[Collection entries]

■ ■ ■ ■ ■ ■ ■

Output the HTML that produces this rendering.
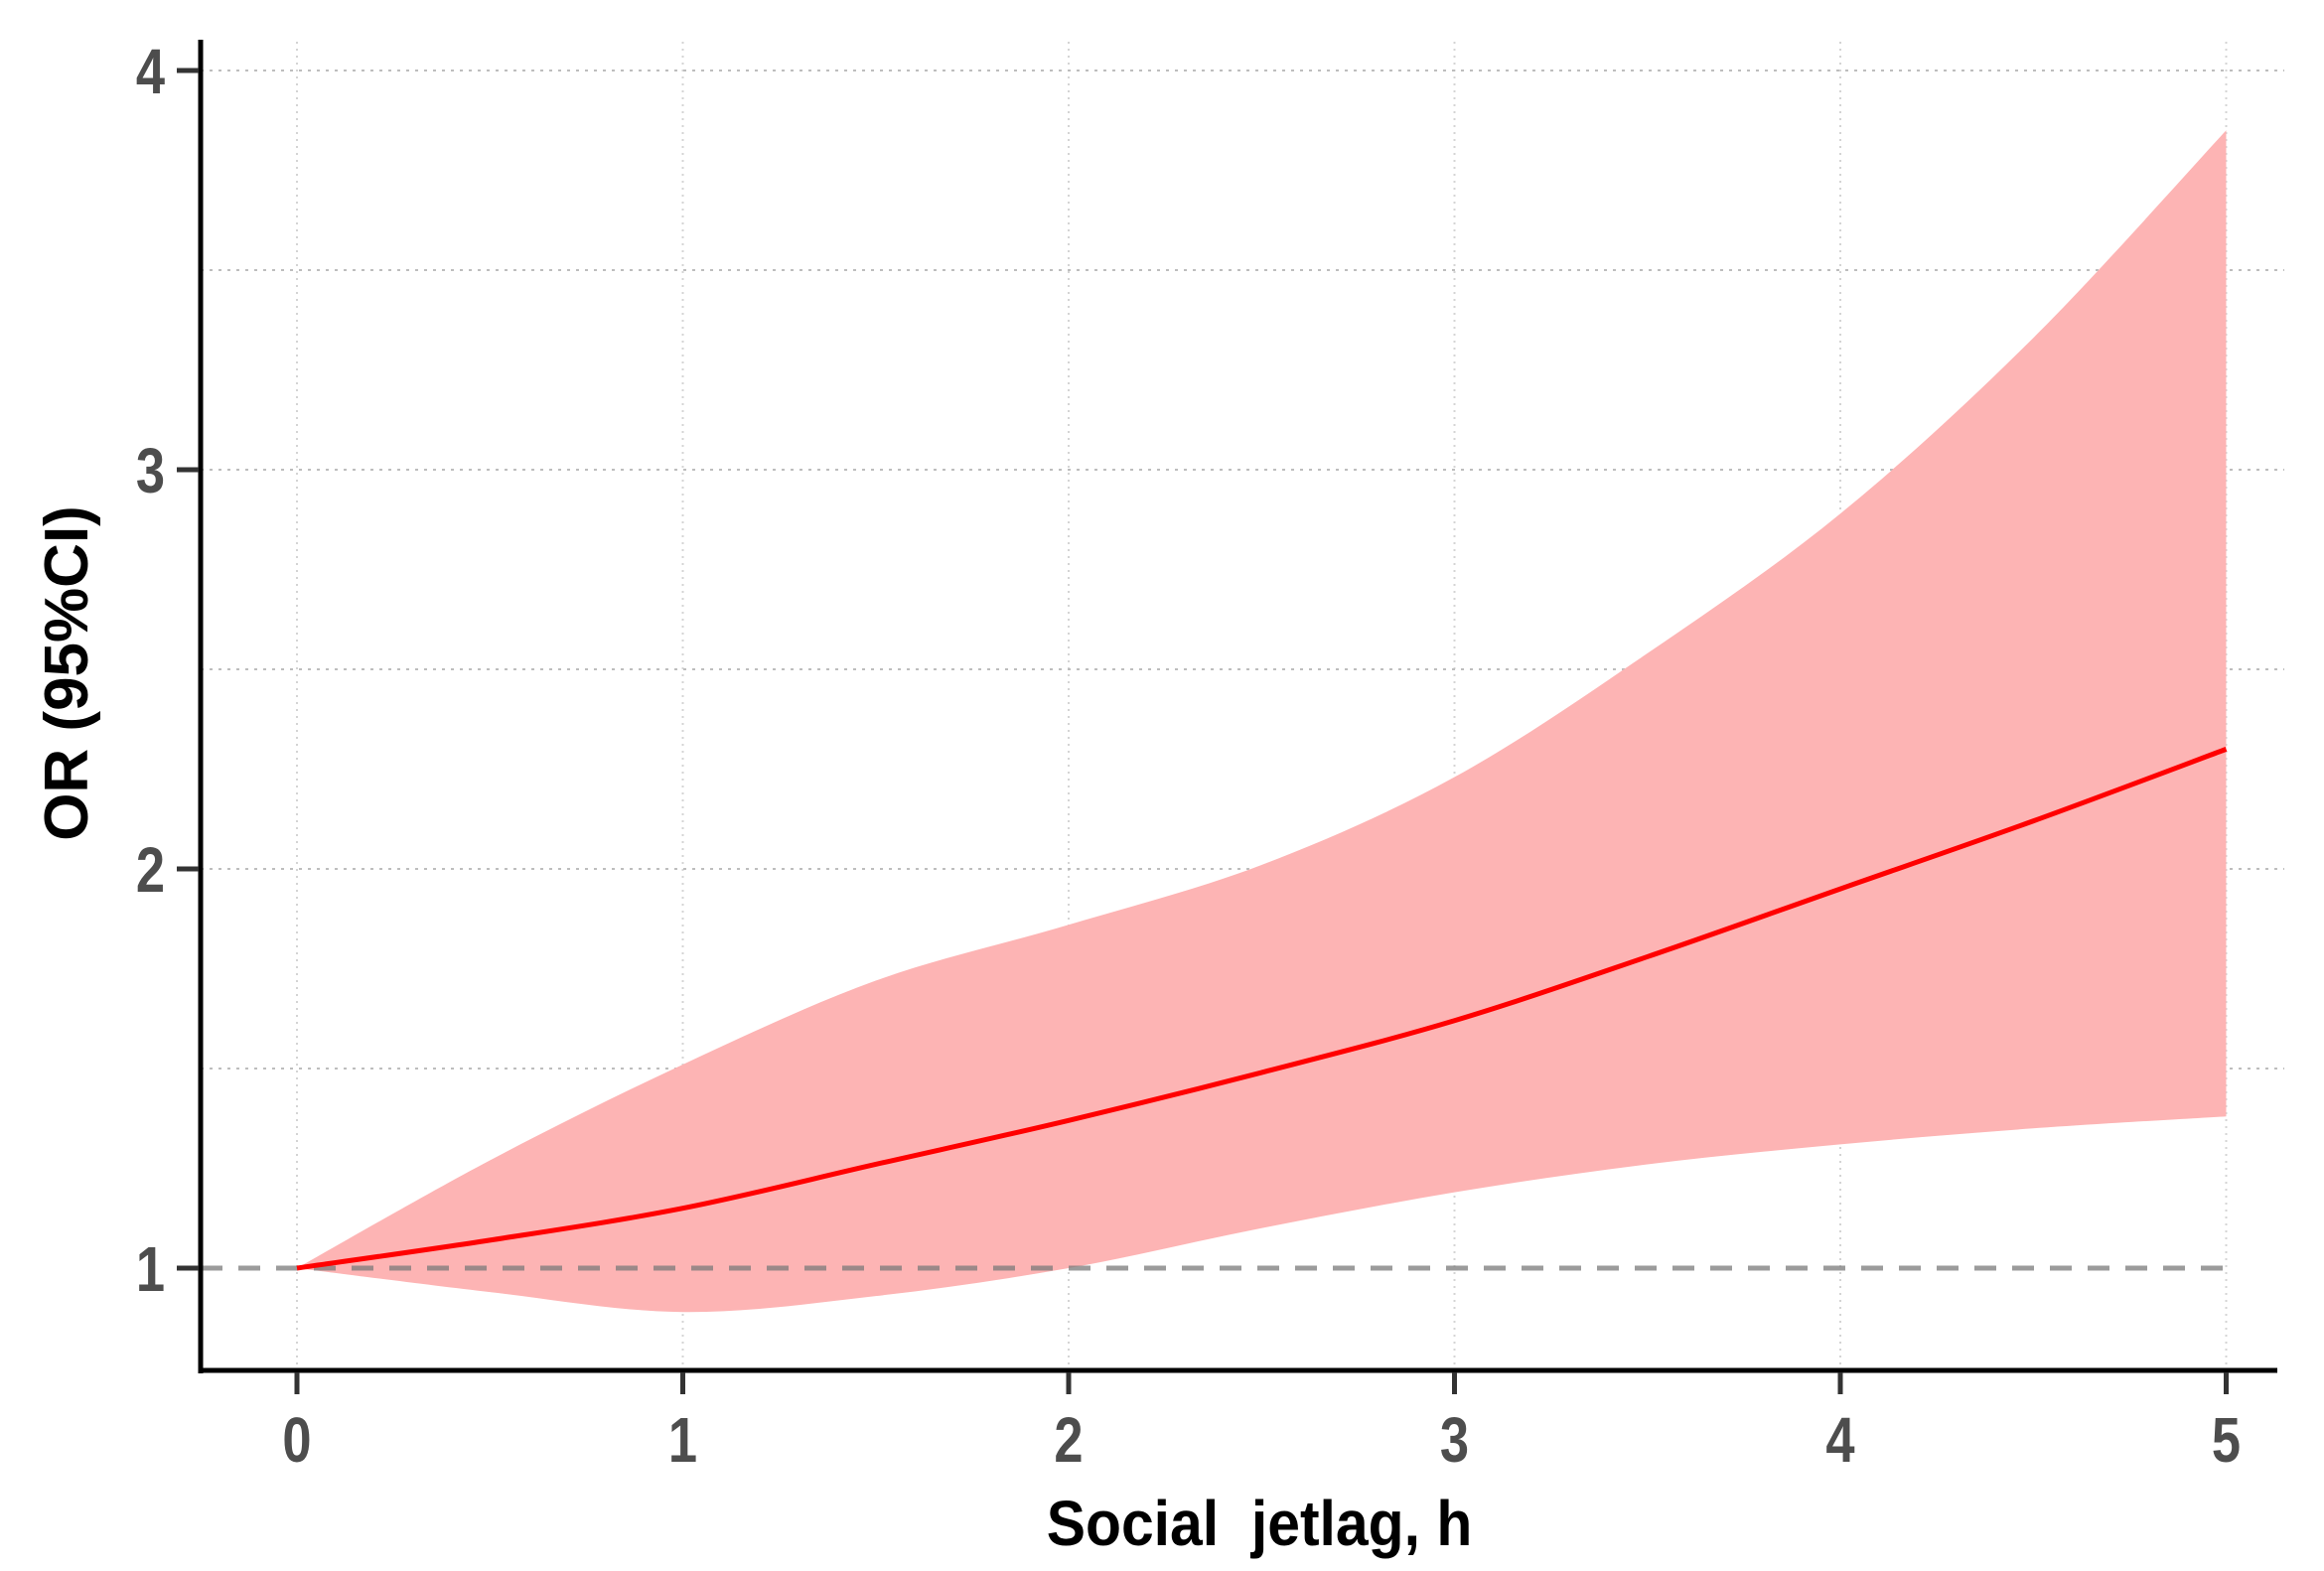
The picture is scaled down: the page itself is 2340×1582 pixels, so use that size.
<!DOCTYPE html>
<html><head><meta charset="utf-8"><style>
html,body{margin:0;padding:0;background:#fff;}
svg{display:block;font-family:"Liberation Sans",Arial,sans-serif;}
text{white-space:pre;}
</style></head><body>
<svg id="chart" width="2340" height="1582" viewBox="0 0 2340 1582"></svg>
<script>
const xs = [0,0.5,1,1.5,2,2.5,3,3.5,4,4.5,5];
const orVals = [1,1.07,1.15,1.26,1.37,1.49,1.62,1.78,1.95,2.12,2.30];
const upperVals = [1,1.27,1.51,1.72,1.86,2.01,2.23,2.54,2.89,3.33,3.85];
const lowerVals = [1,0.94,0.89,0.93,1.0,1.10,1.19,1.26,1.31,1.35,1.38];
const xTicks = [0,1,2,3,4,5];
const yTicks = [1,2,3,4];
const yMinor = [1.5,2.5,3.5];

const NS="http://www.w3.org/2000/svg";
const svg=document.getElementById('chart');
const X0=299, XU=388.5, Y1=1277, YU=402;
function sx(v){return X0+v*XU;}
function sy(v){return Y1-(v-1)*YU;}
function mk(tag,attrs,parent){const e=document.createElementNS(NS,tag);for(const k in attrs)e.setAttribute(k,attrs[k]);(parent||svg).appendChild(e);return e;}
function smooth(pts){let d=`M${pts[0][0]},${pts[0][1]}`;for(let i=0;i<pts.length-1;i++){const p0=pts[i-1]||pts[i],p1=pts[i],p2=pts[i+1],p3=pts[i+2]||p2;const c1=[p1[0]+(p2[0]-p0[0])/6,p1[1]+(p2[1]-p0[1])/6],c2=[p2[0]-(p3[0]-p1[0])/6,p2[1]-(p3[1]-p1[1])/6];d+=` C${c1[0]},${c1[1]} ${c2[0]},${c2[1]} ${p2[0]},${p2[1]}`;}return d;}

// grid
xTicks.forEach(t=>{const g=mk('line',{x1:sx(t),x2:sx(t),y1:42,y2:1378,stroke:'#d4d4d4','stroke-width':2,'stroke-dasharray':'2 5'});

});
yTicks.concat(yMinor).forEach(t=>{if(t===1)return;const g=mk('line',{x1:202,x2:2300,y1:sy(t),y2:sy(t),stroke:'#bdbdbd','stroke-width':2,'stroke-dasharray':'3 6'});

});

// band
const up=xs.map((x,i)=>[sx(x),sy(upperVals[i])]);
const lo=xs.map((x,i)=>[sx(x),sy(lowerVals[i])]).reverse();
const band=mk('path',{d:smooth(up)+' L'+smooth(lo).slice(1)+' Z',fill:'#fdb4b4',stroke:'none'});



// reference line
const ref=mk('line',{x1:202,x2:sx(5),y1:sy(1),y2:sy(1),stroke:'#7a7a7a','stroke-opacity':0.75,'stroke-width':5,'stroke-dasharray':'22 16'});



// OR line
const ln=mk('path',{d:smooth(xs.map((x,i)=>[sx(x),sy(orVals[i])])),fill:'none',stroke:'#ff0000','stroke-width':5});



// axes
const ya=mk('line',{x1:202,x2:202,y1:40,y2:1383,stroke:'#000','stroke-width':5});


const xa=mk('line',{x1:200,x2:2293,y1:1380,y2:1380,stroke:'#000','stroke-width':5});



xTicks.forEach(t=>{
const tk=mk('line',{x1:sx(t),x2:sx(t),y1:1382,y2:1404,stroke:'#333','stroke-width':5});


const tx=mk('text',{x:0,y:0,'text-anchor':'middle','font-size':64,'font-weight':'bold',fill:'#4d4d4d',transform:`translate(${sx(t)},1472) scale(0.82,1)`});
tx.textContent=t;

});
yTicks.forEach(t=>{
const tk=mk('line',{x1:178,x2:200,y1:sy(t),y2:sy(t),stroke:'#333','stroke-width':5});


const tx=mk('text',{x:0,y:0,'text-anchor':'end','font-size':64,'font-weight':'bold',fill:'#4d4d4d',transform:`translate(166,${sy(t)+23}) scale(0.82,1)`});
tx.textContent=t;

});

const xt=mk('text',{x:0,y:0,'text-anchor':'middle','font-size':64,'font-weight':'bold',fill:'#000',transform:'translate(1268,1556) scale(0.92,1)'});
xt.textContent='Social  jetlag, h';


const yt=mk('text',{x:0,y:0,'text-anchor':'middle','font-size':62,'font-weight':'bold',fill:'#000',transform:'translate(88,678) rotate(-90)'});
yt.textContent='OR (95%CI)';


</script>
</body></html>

■ ■ ■ ■ ■ ■ ■

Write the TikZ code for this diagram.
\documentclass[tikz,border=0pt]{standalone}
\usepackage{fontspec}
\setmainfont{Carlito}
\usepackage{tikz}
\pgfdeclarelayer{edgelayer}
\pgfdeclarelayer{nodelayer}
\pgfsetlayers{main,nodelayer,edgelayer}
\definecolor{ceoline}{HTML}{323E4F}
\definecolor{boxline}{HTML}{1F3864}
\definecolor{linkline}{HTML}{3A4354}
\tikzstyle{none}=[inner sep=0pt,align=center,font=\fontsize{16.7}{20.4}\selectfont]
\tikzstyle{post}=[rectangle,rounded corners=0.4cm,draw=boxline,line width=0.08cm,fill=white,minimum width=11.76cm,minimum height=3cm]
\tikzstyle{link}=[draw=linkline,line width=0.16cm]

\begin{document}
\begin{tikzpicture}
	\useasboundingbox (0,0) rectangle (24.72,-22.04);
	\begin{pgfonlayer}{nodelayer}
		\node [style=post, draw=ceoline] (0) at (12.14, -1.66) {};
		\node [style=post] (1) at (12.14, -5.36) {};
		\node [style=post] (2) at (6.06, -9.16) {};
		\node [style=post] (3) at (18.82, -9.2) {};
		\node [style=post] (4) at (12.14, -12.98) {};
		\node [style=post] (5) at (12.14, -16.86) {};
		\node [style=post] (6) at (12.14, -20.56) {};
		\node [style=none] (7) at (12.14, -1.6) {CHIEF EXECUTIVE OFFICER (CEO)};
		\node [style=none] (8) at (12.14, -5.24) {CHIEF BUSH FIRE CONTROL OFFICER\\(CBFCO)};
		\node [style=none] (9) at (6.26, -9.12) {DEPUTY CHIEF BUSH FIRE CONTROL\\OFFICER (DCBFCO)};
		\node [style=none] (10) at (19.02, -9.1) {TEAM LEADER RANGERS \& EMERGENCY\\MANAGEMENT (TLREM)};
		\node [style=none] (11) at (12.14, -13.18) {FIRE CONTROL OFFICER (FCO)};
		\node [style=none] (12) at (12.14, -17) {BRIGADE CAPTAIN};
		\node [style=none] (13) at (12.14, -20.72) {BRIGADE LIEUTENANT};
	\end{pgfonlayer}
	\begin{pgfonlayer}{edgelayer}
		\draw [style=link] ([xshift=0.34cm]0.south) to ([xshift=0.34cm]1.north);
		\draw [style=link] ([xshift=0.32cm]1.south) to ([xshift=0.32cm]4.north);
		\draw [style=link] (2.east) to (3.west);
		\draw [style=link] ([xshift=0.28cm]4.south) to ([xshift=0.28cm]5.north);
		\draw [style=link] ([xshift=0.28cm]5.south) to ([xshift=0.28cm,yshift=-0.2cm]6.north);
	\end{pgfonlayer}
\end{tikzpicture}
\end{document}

■ ■ ■ ■ ■ ■ ■

> [What to produce] The lines to extract from the data above begin with the line containing "The picture is" and end with the line containing "const yMinor = [1.5,2.5,3.5];". Extract them exactly, including both.

> [The result]
The picture is scaled down: the page itself is 2340×1582 pixels, so use that size.
<!DOCTYPE html>
<html><head><meta charset="utf-8"><style>
html,body{margin:0;padding:0;background:#fff;}
svg{display:block;font-family:"Liberation Sans",Arial,sans-serif;}
text{white-space:pre;}
</style></head><body>
<svg id="chart" width="2340" height="1582" viewBox="0 0 2340 1582"></svg>
<script>
const xs = [0,0.5,1,1.5,2,2.5,3,3.5,4,4.5,5];
const orVals = [1,1.07,1.15,1.26,1.37,1.49,1.62,1.78,1.95,2.12,2.30];
const upperVals = [1,1.27,1.51,1.72,1.86,2.01,2.23,2.54,2.89,3.33,3.85];
const lowerVals = [1,0.94,0.89,0.93,1.0,1.10,1.19,1.26,1.31,1.35,1.38];
const xTicks = [0,1,2,3,4,5];
const yTicks = [1,2,3,4];
const yMinor = [1.5,2.5,3.5];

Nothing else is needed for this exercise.